Who is doing the Evolve?

Keeping the operating model alive is a continuous responsibility:

  • The Design Authority, oversees coherence, validates changes against principles, and challenges the model regularly.

  • Enterprise Architect, acts as custodian of the integrated model, conducts impact analyses, and ensures consistency across building blocks.

  • Business and Functional Leaders, provide feedback on what works and propose adjustments when context or strategy shifts.

 
These roles ensure the operating model is continuously evaluated, adapted, and improved, so it remains relevant in a changing environment.

Approach for implement

The first challenge is to bring the operating model into practice. This requires a structured yet pragmatic approach:

  • Plan the change, define the scope, objectives, and stakeholders. Prepare a change approach that fits your organisation’s culture.

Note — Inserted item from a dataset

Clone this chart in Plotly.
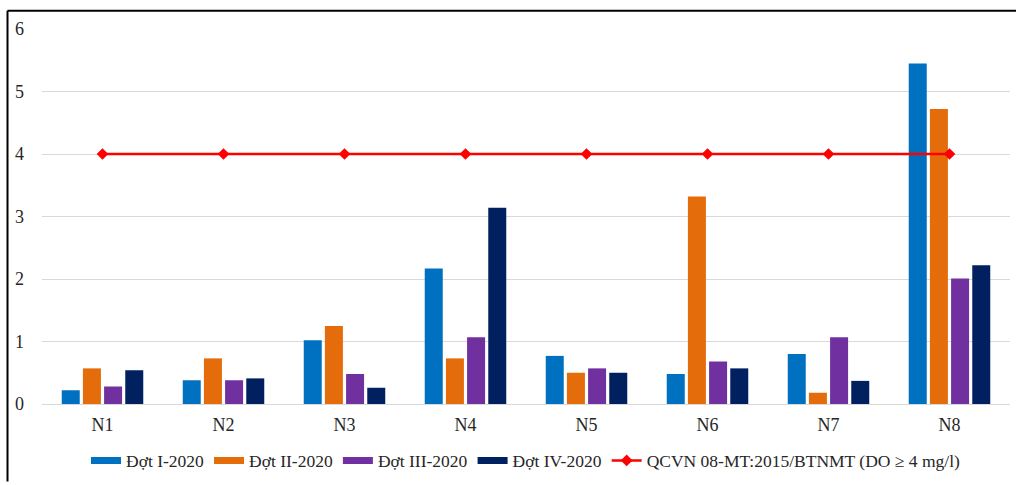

  • Start small, pilot new elements of the operating model in a limited scope to learn what works.

  • Communicate & engage, involve ambassadors, provide training, and ensure people understand both the “what” and the “why.”

  • Support adoption, embed new ways of working into daily routines and provide coaching where needed.

  Approach for evolve

Once implemented, the operating model must stay alive and adapt to a changing context. This requires continuous attention:

  • Evaluate regularly, use reviews, retrospectives, and metrics to assess effectiveness and identify friction.

  • Challenge the model, periodically test assumptions and check whether the operating model still fits strategy and environment.

  • Do impact analysis, assess the effect of changes (e.g. in organisation, processes, or technology) before implementing them.

  • Adapt incrementally, make small, testable adjustments, learn from them, and only then deploy more broadly.